Times Colonist

Child-care plan encounters local skeptics

- SARAH PETRESCU

The federal government’s 2017 budget plan to spend $7 billion over 10 years to create up to 40,000 new and affordable childcare spaces across the country was met with some skepticism by capital region residents.

“They’ve promised spaces for years,” said Tara Mundy, an early childhood educator at ABC Infant Care. “There are some grants … but it’s complicate­d.”

In the 2016 budget, the government provided $500 million for child care and early learning.

The 2017 budget axes a 25 per cent tax credit program that was meant to entice employers to create child care in their communitie­s. Uptake was low, the government said.

Mundy said demand for child care is so high in Victoria that her daycare centre has a wait list up to 70 children long. While spaces do pop up, some parents could wait a year for a spot.

“Some parents put their kids on the wait lists when they’re pregnant. You kind of have to,” Mundy said.

According to Island Health, there are fewer than 200 infant child-care spaces at licensed facilities in Victoria.

Mundy said finding staff and suitable places to open or expand daycares is another issue.

“We need better ways to get staffing, like subsidizin­g school and building proper spaces,” she said. “Right now, the only way to make money in child care is opening your own space. But who can afford the year of licensing and finding a space in this market?”

Christine Kenwood, executive director at the 1Up Single Parent Resource Centre, agreed that solving the child-care issue is tricky but necessary.

“Finding child care can be a vicious cycle. You have to find a space to work and work at a job where you can afford it, a goodpaying job,” Kenwood said. “Parents end up scrambling to do what they can. I know a professor who took an unpaid leave because they couldn’t find child care.”

Kenwood also said staffing is an issue. For infant daycares, there needs to be at least one staff person per four babies. Many places require training in earlychild­hood education.

“There are not enough people to work in the child-care spaces now,” she said. “It’s a valuable profession — taking care of our children, our future — but the pay is inadequate for the work.”

According to the B.C. Government and Service Employees’ Union, at least 49 per cent of early-childhood educators earned less than $15 an hour in 2012. Recent job postings in Victoria show hourly wages in the $16 range.

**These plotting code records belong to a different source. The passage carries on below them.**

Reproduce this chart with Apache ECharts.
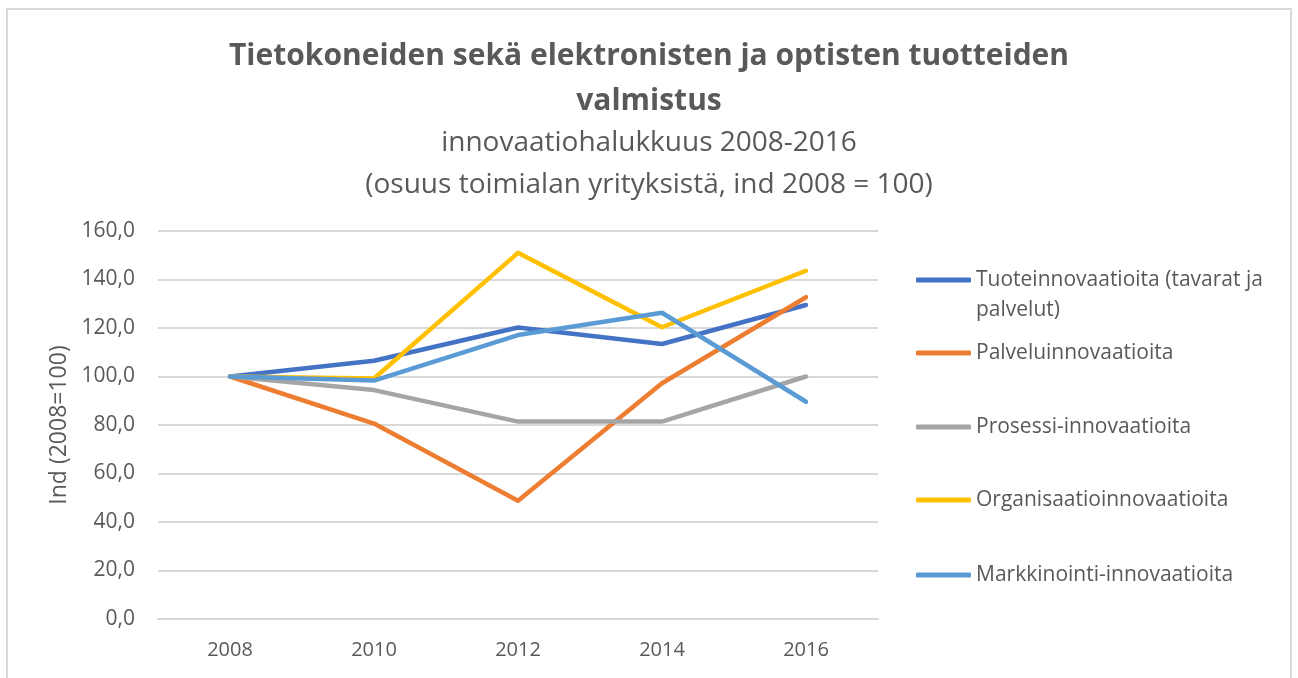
<!DOCTYPE html>
<html lang="fi">
<head>
<meta charset="utf-8">
<title>innovaatiohalukkuus</title>
<script src="https://cdn.jsdelivr.net/npm/echarts@6/dist/echarts.min.js"></script>
<style>
  body { margin: 0; background: #fff; }
  #chart { width: 1298px; height: 678px; }
</style>
</head>
<body>
<div id="chart"></div>
<script>
// vuodet ja indeksit (2008 = 100), luettu kuvasta
var years = ['2008', '2010', '2012', '2014', '2016'];
var tuote = [100, 106.5, 120.2, 113.4, 129.5];
var palvelu = [100, 80.6, 48.8, 97.2, 132.7];
var prosessi = [100, 94.4, 81.4, 81.4, 100];
var organisaatio = [100, 99.2, 151, 120.3, 143.6];
var markkinointi = [100, 98.3, 117.1, 126.3, 89.6];

var names = [
  'Tuoteinnovaatioita (tavarat ja palvelut)',
  'Palveluinnovaatioita',
  'Prosessi-innovaatioita',
  'Organisaatioinnovaatioita',
  'Markkinointi-innovaatioita'
];
var values = [tuote, palvelu, prosessi, organisaatio, markkinointi];
var colors = ['#4472C4', '#ED7D31', '#A5A5A5', '#FFC000', '#5B9BD5'];

var font = '"Open Sans", "Noto Sans", sans-serif';
var txt = '#595959';

// legenda: yksi komponentti per rivi, jotta välit menevät kuten Excelissä
var legendCenters = [279, 353, 427, 500, 575];
var legends = names.map(function (n, i) {
  var first = i === 0;
  return {
    data: [n],
    orient: 'vertical',
    left: 916,
    top: first ? legendCenters[i] - 44 : legendCenters[i] - 15,
    padding: 0,
    itemWidth: 55,
    itemHeight: 5,
    icon: 'roundRect',
    selectedMode: false,
    formatter: first ? function () { return '\nTuoteinnovaatioita (tavarat ja\npalvelut)'; } : '{name}',
    textStyle: { fontFamily: font, fontSize: 21, color: txt, lineHeight: 30 }
  };
});

var series = names.map(function (n, i) {
  return {
    name: n,
    type: 'line',
    data: values[i],
    symbol: 'none',
    color: colors[i],
    lineStyle: { width: 4.5, color: colors[i], cap: 'round', join: 'round' }
  };
});

var chart = echarts.init(document.getElementById('chart'));
chart.setOption({
  animation: false,
  title: {
    text: 'Tietokoneiden sekä elektronisten ja optisten tuotteiden\nvalmistus',
    subtext: 'innovaatiohalukkuus 2008-2016\n(osuus toimialan yrityksistä, ind 2008 = 100)',
    left: 'center',
    top: 34,
    padding: 0,
    itemGap: -2,
    textStyle: { fontFamily: font, fontSize: 30, fontWeight: 'bold', color: txt, lineHeight: 45 },
    subtextStyle: { fontFamily: font, fontSize: 28, color: txt, lineHeight: 42 }
  },
  legend: legends,
  grid: { left: 158, right: 420, top: 231, bottom: 59 },
  xAxis: {
    type: 'category',
    data: years,
    boundaryGap: true,
    axisLine: { lineStyle: { color: '#d9d9d9', width: 2 } },
    axisTick: { show: false },
    axisLabel: { fontFamily: font, fontSize: 20, color: txt, margin: 21 }
  },
  yAxis: {
    type: 'value',
    min: 0,
    max: 160,
    interval: 20,
    name: 'Ind (2008=100)',
    nameLocation: 'middle',
    nameGap: 86,
    nameTextStyle: { fontFamily: font, fontSize: 23, color: txt },
    axisLine: { show: false },
    axisTick: { show: false },
    splitLine: { lineStyle: { color: '#d9d9d9', width: 2 } },
    axisLabel: {
      fontFamily: font, fontSize: 21, color: txt, margin: 23,
      formatter: function (v) { return v.toFixed(1).replace('.', ','); }
    }
  },
  graphic: [{
    type: 'rect',
    silent: true,
    z: -1,
    shape: { x: 7, y: 9, width: 1284, height: 720 },
    style: { fill: null, stroke: '#d9d9d9', lineWidth: 2 }
  }],
  series: series
});
</script>
</body>
</html>
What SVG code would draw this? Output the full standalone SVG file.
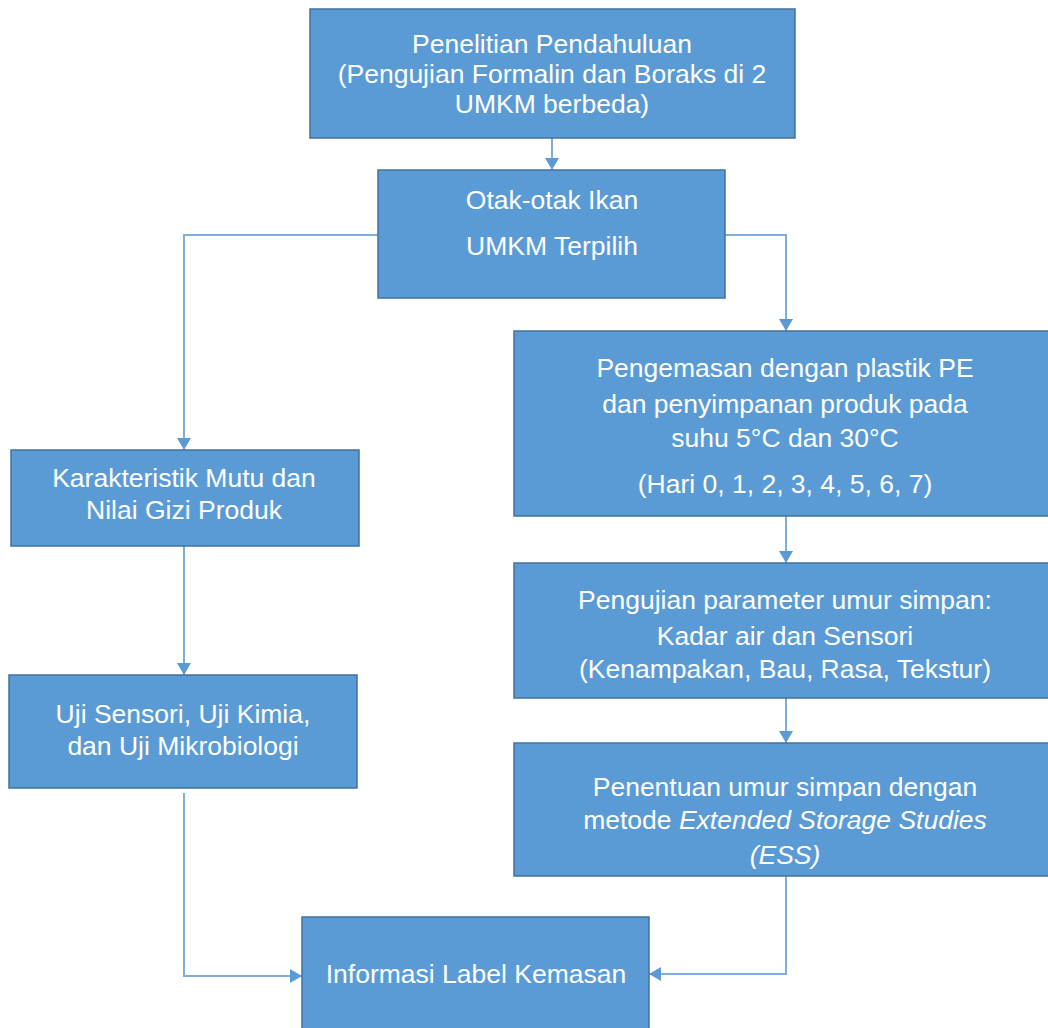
<svg xmlns="http://www.w3.org/2000/svg" width="1048" height="1028" viewBox="0 0 1048 1028">
<style>
.box{fill:#5B9BD5;stroke:#41719C;stroke-width:1.5}
.t{font-family:"Liberation Sans",Arial,sans-serif;font-size:26.5px;fill:#FFFFFF;text-anchor:middle}
.c{fill:none;stroke:#7FAEDD;stroke-width:2}
</style>
<defs>
<marker id="ah" viewBox="0 0 12 14" refX="12" refY="7" markerWidth="12" markerHeight="14" markerUnits="userSpaceOnUse" orient="auto">
<path d="M0,0 L12,7 L0,14 Z" fill="#5B9BD5"/>
</marker>
</defs>
<rect width="1048" height="1028" fill="#FFFFFF"/>
<g id="connectors">
<path class="c" d="M552,138 V170" marker-end="url(#ah)"/>
<path class="c" d="M378,235 H184 V450" marker-end="url(#ah)"/>
<path class="c" d="M725,235 H786 V331" marker-end="url(#ah)"/>
<path class="c" d="M184,546 V675" marker-end="url(#ah)"/>
<path class="c" d="M786,516 V563" marker-end="url(#ah)"/>
<path class="c" d="M786,698 V743" marker-end="url(#ah)"/>
<path class="c" d="M184,793 V976 H302" marker-end="url(#ah)"/>
<path class="c" d="M786,876 V974 H649" marker-end="url(#ah)"/>
</g>
<g id="n1">
<rect class="box" x="310" y="9" width="485" height="129"/>
<text class="t" x="552" y="53">Penelitian Pendahuluan</text>
<text class="t" x="552" y="83">(Pengujian Formalin dan Boraks di 2</text>
<text class="t" x="552" y="113">UMKM berbeda)</text>
</g>
<g id="n2">
<rect class="box" x="378" y="170" width="347" height="128"/>
<text class="t" x="552" y="209">Otak-otak Ikan</text>
<text class="t" x="552" y="255">UMKM Terpilih</text>
</g>
<g id="n3">
<rect class="box" x="11" y="450" width="348" height="96"/>
<text class="t" x="184" y="487">Karakteristik Mutu dan</text>
<text class="t" x="184" y="519">Nilai Gizi Produk</text>
</g>
<g id="n4">
<rect class="box" x="9" y="675" width="348" height="113"/>
<text class="t" x="183" y="723">Uji Sensori, Uji Kimia,</text>
<text class="t" x="183" y="755">dan Uji Mikrobiologi</text>
</g>
<g id="n5">
<rect class="box" x="514" y="331" width="540" height="185"/>
<text class="t" x="785" y="377">Pengemasan dengan plastik PE</text>
<text class="t" x="785" y="413">dan penyimpanan produk pada</text>
<text class="t" x="785" y="447">suhu 5°C dan 30°C</text>
<text class="t" x="785" y="493">(Hari 0, 1, 2, 3, 4, 5, 6, 7)</text>
</g>
<g id="n6">
<rect class="box" x="514" y="563" width="540" height="135"/>
<text class="t" x="785" y="609">Pengujian parameter umur simpan:</text>
<text class="t" x="785" y="645">Kadar air dan Sensori</text>
<text class="t" x="785" y="678">(Kenampakan, Bau, Rasa, Tekstur)</text>
</g>
<g id="n7">
<rect class="box" x="514" y="743" width="540" height="133"/>
<text class="t" x="785" y="796">Penentuan umur simpan dengan</text>
<text class="t" x="785" y="829">metode <tspan font-style="italic">Extended Storage Studies</tspan></text>
<text class="t" x="785" y="864" font-style="italic">(ESS)</text>
</g>
<g id="n8">
<rect class="box" x="302" y="917" width="347" height="120"/>
<text class="t" x="476" y="983">Informasi Label Kemasan</text>
</g>
</svg>
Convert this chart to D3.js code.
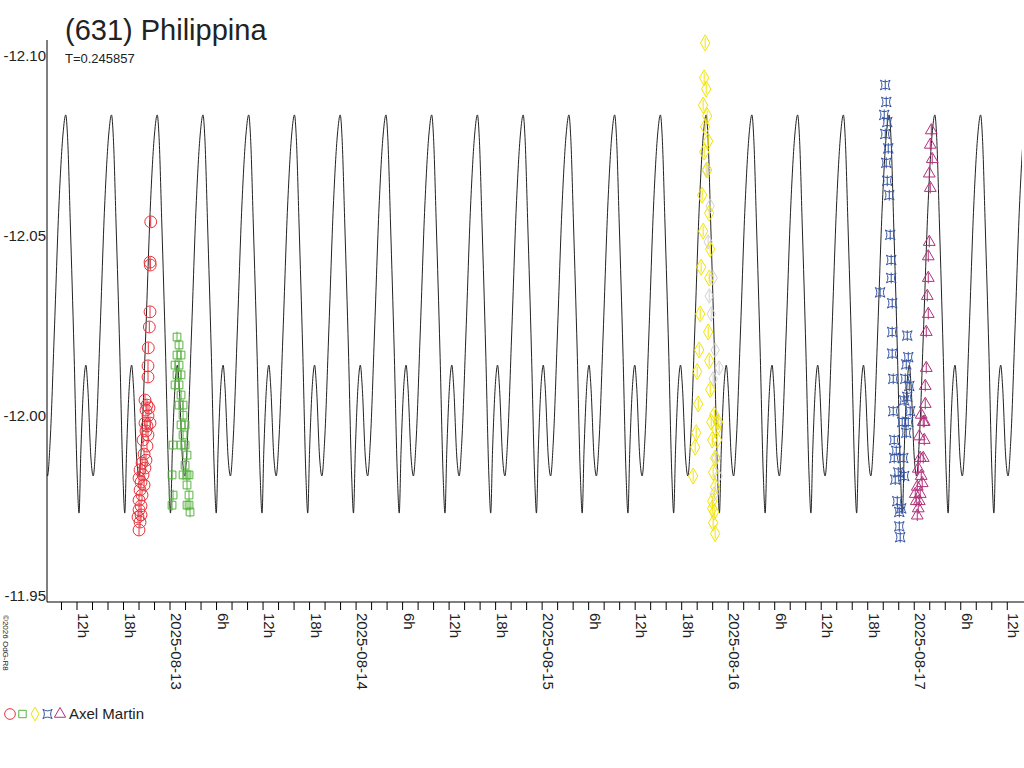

The “living wage” in the capital region in 2016 was $20.02 an hour, according to a report by the Community Social Planning Council.

Randall Garrison, NDP MP for Esquimalt-Saanich-Sooke, said the targeted 40,000 child-care spaces across the country would translate to about 400 new spaces in B.C.

“We need a national child-care program that makes it affordable and creates spaces,” he said.

The budget includes a plan for a national framework on early learning and child care, along with a framework for indigenous families, but it does not include details about how spaces will be created and what the costs might be.

Infrastruc­ture for child-care spaces is part of a planned $3.4billion investment in the budget, along with cultural and recreation­al facilities. According to the budget, at least 209 urgent repairs are being made to indigenous child care facilities in 2017.

The budget eliminates the Labour Market Impact Assessment processing fee for families who make less than $150,000 a year and want to hire a foreign caregiver. It also extends parental leaves to 18 months. However, employment insurance benefits for parents on leave remain at a 12-month maximum.